Yeah, I think the "alcoholic" analogy is a good one (especially since, for all you know, the judge may be a recovering alcoholic herself!).

Proving someone is an alcoholic not only won't help you, it might hurt you.  Someone who has been diagnosed with alcoholism, but is taking care of herself - in a program, sober, etc. - is to be admired.  The judge might see her as strong, wise, and humble.

But if someone has been diagnosed with alcoholism, and isn't in a program, and denies being an alcoholic, and still drinks, there is lots of data showing that her child is at big risk because of that.

Similarly, if someone has been diagnosed with BPD (or whatever), and has accepted the diagnosis, and is getting the recommended treatment, and if her behavior is OK, that's nothing to be ashamed of, and she might be an excellent parent.  The judge might even consider her an exceptional person for overcoming that problem!

But if she has been diagnosed with BPD, but she denies the diagnosis, and doesn't get the recommended treatment, and continues to show BPDish behaviors, then the child is at very high risk - based on tons of published research - risk of alcohol abuse, drugs, depression, suicide, etc. - you name it.

But if you want to go down that path, you have to be prepared to show both parts of that case:  you have to prove that your ex has been diagnosed with BPD, and you also have to prove that her BPD puts the child at risk.  You can't just say, "I've read it online!".  You have to do it in ways the court will accept, like bringing an expert witness to testify about the impact of (untreated) BPD on the child.

As FD suggests, you can't assume that the judge will know that BPD in a parent is bad for the child.  The judge may have no idea what BPD is or what it's like to live with someone who has it.  And she probably won't give much weight to anything you say, since you are one of the parties in the case - you're not objective and you're not a professional in this field.  You'll have to make the case with evidence and witnesses - prove that she has BPD and prove that her BPD puts the child at high risk long-term.

One more comment along these same lines... .

Usually courts focus on what's happening right now.  If you want the court to believe that the other parent isn't doing a good job, you bring evidence of the parent's behaviors and show how they are impacting the child.  This is what FD is referring to - "parenting behaviors" in the here-and-now.
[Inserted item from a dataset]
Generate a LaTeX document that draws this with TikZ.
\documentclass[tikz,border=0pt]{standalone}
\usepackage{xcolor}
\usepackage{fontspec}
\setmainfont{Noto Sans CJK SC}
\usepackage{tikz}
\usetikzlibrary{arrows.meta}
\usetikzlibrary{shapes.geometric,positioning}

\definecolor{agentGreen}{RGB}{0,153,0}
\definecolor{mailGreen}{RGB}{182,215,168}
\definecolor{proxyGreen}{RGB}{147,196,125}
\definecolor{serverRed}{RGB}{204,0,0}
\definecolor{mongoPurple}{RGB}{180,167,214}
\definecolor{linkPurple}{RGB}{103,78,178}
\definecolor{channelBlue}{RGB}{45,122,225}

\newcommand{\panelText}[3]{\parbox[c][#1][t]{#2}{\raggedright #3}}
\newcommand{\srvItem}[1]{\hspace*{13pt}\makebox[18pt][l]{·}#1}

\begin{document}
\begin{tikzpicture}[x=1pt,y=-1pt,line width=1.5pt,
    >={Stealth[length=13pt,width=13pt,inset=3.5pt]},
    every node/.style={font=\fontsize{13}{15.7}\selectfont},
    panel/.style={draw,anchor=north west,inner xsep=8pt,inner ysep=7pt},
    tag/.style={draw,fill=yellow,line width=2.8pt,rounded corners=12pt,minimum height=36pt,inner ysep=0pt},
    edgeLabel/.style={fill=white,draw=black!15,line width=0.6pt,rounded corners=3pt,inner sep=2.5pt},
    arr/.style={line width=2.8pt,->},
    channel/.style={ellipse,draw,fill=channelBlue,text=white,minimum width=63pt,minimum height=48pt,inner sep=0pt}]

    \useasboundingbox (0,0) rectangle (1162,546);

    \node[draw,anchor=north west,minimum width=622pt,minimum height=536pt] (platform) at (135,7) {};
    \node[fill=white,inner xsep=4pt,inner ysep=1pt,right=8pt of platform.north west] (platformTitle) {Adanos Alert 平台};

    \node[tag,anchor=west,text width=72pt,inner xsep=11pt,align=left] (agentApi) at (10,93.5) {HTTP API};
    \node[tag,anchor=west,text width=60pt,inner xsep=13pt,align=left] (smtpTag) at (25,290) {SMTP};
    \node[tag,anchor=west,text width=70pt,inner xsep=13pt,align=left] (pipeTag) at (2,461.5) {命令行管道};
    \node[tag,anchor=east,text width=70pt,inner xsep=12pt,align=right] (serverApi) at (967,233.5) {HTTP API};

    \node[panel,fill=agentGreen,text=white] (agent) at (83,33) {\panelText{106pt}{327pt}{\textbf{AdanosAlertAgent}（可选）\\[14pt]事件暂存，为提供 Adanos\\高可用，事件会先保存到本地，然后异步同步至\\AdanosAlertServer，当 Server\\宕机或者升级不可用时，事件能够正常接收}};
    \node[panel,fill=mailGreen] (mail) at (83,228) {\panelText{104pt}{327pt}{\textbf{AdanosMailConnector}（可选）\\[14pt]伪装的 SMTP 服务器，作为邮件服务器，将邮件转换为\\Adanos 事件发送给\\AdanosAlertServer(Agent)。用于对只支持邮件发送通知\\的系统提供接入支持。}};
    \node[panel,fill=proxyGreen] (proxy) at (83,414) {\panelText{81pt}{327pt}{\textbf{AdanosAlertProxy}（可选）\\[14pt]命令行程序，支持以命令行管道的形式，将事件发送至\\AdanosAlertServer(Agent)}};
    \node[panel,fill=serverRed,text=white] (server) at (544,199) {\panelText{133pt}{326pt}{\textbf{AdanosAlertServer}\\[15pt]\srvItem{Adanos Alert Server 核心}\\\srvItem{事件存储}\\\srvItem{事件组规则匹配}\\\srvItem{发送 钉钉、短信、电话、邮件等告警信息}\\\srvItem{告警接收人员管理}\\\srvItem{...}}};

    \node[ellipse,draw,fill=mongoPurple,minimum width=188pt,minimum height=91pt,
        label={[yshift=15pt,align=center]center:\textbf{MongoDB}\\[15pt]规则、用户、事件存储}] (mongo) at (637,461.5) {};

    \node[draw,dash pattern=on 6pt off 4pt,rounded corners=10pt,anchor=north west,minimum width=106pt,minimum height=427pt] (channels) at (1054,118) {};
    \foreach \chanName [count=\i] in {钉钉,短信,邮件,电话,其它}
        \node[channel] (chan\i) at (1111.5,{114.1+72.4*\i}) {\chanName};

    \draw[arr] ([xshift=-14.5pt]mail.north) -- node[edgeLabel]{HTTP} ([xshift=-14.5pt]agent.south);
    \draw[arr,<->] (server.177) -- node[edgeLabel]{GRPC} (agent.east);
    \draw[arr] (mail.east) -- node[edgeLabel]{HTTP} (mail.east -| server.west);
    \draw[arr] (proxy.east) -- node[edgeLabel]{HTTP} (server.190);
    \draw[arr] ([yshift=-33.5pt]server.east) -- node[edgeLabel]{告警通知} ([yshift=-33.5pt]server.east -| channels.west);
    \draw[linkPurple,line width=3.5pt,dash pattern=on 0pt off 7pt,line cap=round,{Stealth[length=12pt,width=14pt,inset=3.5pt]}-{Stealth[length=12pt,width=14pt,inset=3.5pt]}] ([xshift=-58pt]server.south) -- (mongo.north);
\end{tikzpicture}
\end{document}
But BPD may have serious impact that isn't here-and-now, and isn't related to very obvious bad behaviors like violence or neglect.  Kids raised by a parent with BPD are exposed to twisted thinking which harms them very deeply over time.  So instead of saying, "Ms. Ex's behavior is harming the child" you have to say, "Ms. Ex's untreated psychological disorder(s) put the child at very high long-term risk."  You have to convince the judge that giving you primary custody is the low-risk choice, and keeping the disordered parent involved too much is the high-risk option.  That's a more subtle thing than saying, "She screams at the kids ten times a day."